I really like the tone of this piece. I agree that it would be an excellent way to balance out the funny pieces. I enjoyed the details about the specific albums and just the image of Maddy and her mother singing together. The only thing is that I would love a little more context in the beginning, because at first I was imagining a music classroom in a middle school or something like that.
3 – Very moving and so true, explains the learning effort and what it aims at well. I like the ambiance of the place.
3
I like stories about people’s children when they transcend their kid. This is really nice, short and sweet.

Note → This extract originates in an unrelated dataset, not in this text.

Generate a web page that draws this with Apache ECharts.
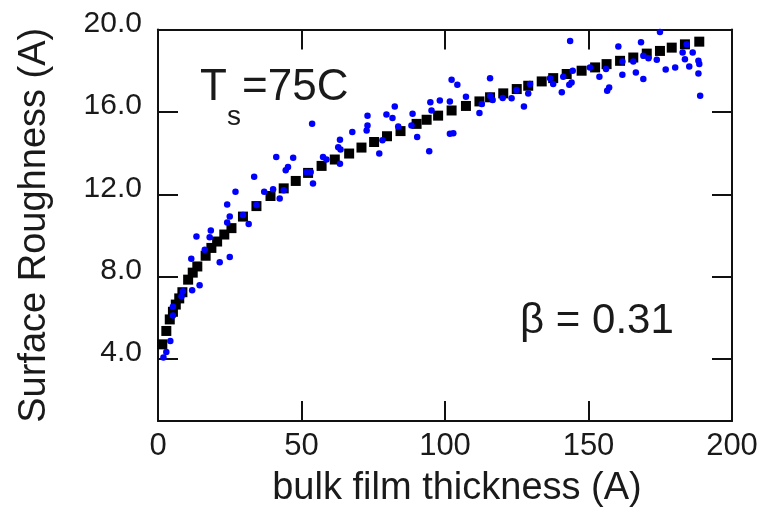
<!DOCTYPE html>
<html>
<head>
<meta charset="utf-8">
<script src="https://cdn.jsdelivr.net/npm/echarts@6/dist/echarts.min.js"></script>
<style>
  html, body { margin: 0; padding: 0; background: #ffffff; }
  #chart { width: 770px; height: 514px; }
</style>
</head>
<body>
<div id="chart"></div>
<script>
// Power-law fit of roughness versus thickness (black squares)
const fitPoints = [
  [1.5,4.72],[2.9,5.37],[4.1,5.93],[5.2,6.3],[6.2,6.65],[7.4,6.95],[8.5,7.25],[10.5,7.86],
  [12.1,8.2],[13.7,8.5],[16.6,9.02],[18.6,9.4],[20.6,9.71],[23.1,10.05],[25.6,10.36],
  [29.6,10.92],[34.3,11.43],[39.2,11.92],[43.8,12.29],[48,12.65],[52.3,13.04],[57,13.38],
  [61.6,13.69],[66.6,13.98],[70.9,14.27],[75.3,14.54],[79.8,14.82],[84.5,15.07],[90.1,15.42],
  [93.6,15.62],[97.6,15.82],[102.3,16.07],[107.3,16.29],[112,16.51],[115.7,16.71],[120.3,16.9],
  [125,17.11],[129,17.27],[133.7,17.48],[137.7,17.64],[142.4,17.84],[147.6,18.0],[152.3,18.16],
  [156.3,18.32],[161,18.48],[165.6,18.64],[170.3,18.83],[174.9,18.96],[179,19.12],[183.6,19.28],
  [188.6,19.41]
];

// Measured surface roughness (blue dots)
const measured = [
  [1.9,4.08],[2.9,4.35],[4.3,4.88],[5.2,6.12],[5.2,6.54],[8.2,7.05],[8.7,7.3],[11.9,7.34],
  [14.5,7.59],[11.6,8.87],[16.3,9.31],[21.5,8.71],[25,8.96],[13.4,9.95],[18,9.92],[18.4,10.24],
  [24.1,10.63],[31.6,10.56],[25,10.92],[29.6,11.0],[24.1,11.51],[34.3,11.48],[27,12.12],
  [37,12.12],[40.1,12.25],[43.8,12.2],[42.4,11.8],[33.5,12.85],[44.5,13.17],[45.3,13.33],
  [41.2,13.81],[47.1,13.78],[51.7,13.09],[53.2,13.09],[54,12.53],[57.5,13.81],[58.7,13.69],
  [63.4,13.49],[62.8,14.29],[63.6,14.18],[63.4,14.65],[67.7,15.02],[72.7,15.1],[73,15.34],
  [73,15.82],[53.7,15.42],[77.1,13.98],[78.2,14.62],[79.6,15.87],[81.7,15.71],[82.5,16.26],
  [83.7,15.29],[88.3,15.34],[88.7,15.91],[90.3,14.78],[94.5,14.09],[94.9,16.47],[95.3,16.07],
  [98.2,16.55],[101.7,16.51],[101.7,14.94],[102.9,14.97],[102.3,17.56],[104.3,17.32],
  [107.3,16.74],[112,15.95],[112.8,16.39],[115.7,17.64],[115.7,16.79],[116.6,16.58],
  [120.1,16.68],[123.2,16.66],[124.9,17.06],[127.5,16.26],[129,16.9],[129.6,17.36],
  [136.6,17.64],[137.7,17.36],[140.7,16.95],[141.2,17.71],[143.3,17.32],[144.1,17.43],
  [143.6,19.44],[144.5,18.0],[150.5,18.16],[153.8,17.71],[156.1,18.08],[156.5,17.03],
  [157.2,17.19],[160.4,19.17],[161.8,17.8],[161.8,18.45],[165.6,18.45],[166.5,17.91],
  [168.3,19.38],[169.1,18.72],[169.1,17.6],[170.9,18.61],[173.8,18.53],[174.9,19.88],
  [176.9,18.06],[180.2,18.16],[182.8,18.88],[183.6,18.56],[184.2,19.28],[185.1,18.21],
  [186.3,18.88],[188.3,18.48],[188.6,18.32],[188.3,17.87],[188.9,16.79]
];

const yTicks = [4, 8, 12, 16, 20];

const FONT = '"Liberation Sans", Arial, sans-serif';
const INK = '#1a1a1a';

const frameLine = { show: true, onZero: false, lineStyle: { color: '#111', width: 2 } };
const innerTick = { show: true, inside: true, length: 20, lineStyle: { color: '#111', width: 2 } };

const chart = echarts.init(document.getElementById('chart'), null, { renderer: 'canvas' });

chart.setOption({
  animation: false,
  backgroundColor: '#ffffff',
  grid: { left: 158, right: 38, top: 29.5, bottom: 93 },
  xAxis: [
    {
      type: 'value', position: 'bottom', min: 0, max: 200, interval: 50,
      axisLine: frameLine, axisTick: innerTick, splitLine: { show: false },
      axisLabel: { show: true, margin: 10, fontSize: 31, color: INK, fontFamily: FONT },
      name: 'bulk film thickness (A)', nameLocation: 'middle', nameGap: 49,
      nameTextStyle: { fontSize: 38, color: INK, fontFamily: FONT, padding: [0, 0, 0, 24] }
    },
    {
      type: 'value', position: 'top', min: 0, max: 200, interval: 50,
      axisLine: frameLine, axisTick: innerTick, splitLine: { show: false },
      axisLabel: { show: false }
    }
  ],
  yAxis: [
    {
      type: 'value', position: 'left', min: 1, max: 20,
      axisLine: frameLine,
      axisTick: Object.assign({ customValues: yTicks }, innerTick),
      splitLine: { show: false },
      axisLabel: {
        show: true, customValues: yTicks, margin: 16, fontSize: 30, color: INK, fontFamily: FONT,
        verticalAlign: 'bottom', lineHeight: 12,
        formatter: v => v.toFixed(1)
      },
      name: 'Surface Roughness (A)', nameLocation: 'middle', nameGap: 104, nameRotate: 90,
      nameTextStyle: { fontSize: 38, color: INK, fontFamily: FONT }
    },
    {
      type: 'value', position: 'right', min: 1, max: 20,
      axisLine: frameLine,
      axisTick: Object.assign({ customValues: yTicks }, innerTick),
      splitLine: { show: false },
      axisLabel: { show: false }
    }
  ],
  series: [
    {
      name: 'fit', type: 'scatter', data: fitPoints,
      symbol: 'rect', symbolSize: 10,
      itemStyle: { color: '#000000', opacity: 1 }, z: 2
    },
    {
      name: 'measured', type: 'scatter', data: measured,
      symbol: 'circle', symbolSize: 6.5,
      itemStyle: { color: '#0000ff', opacity: 1 }, z: 3
    }
  ],
  graphic: [
    { type: 'text', left: 200, top: 66, style: { text: 'T', font: '44px ' + FONT, fill: INK } },
    { type: 'text', left: 227, top: 103, style: { text: 's', font: '28px ' + FONT, fill: INK } },
    { type: 'text', left: 242, top: 66, style: { text: '=75C', font: '44px ' + FONT, fill: INK } },
    { type: 'text', left: 520, top: 300, style: { text: 'β = 0.31', font: '42px ' + FONT, fill: INK } }
  ]
});
</script>
</body>
</html>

3. Does just what essays do best…beautifully efficient yet poignant (sp?).
Rating:2. I can see where the other reviewers are coming from and it is a strong piece, just not one I can relate to very well.
Rating: 3
Maybe it’s because I took voice lessons and I understand the feeling of the first lesson. Maybe it’s because it felt very familial. But I really think I like this piece because I can imagine it’s placement in an anthology. It breaks up the humor and can be a really powerful piece about children and family.
Rating: 3 – I think this one will resonate with anyone who has children or who has had music lessons. I also found myself smiling as you looked through her ‘vinyl’ because many of my favorite singers were on the shelf… and I used to belt out ‘The Rose’ for my mom when I was a child.
Cheers,
Anne
Rating: 2.5 I like the setting and the topic. I wish it was more visual, and more with the relationships and stuff. I love the last two sentences.
2.
This story opens too quickly and doesn’t give us enough to hold on to. The language seems stiff and I feel like you could say everything you said in half the words.
2.
I really like this piece. I agree with a few of the other reviewers on the way this essay opens. It would be nice to have something visual in the beginning but I really enjoyed the way it ended.
I rate this as a 2. While it is more personal, I like how this piece isn’t humorous and isn’t trying to be humorous. I like the tone of the piece. And there is something in this piece that a reader can walk away with and mull over. These points are muted and I feel as though the reader has to empathize with a similar situation in order to really get something out of this piece, which is why I rate it as a 2 and not a 3.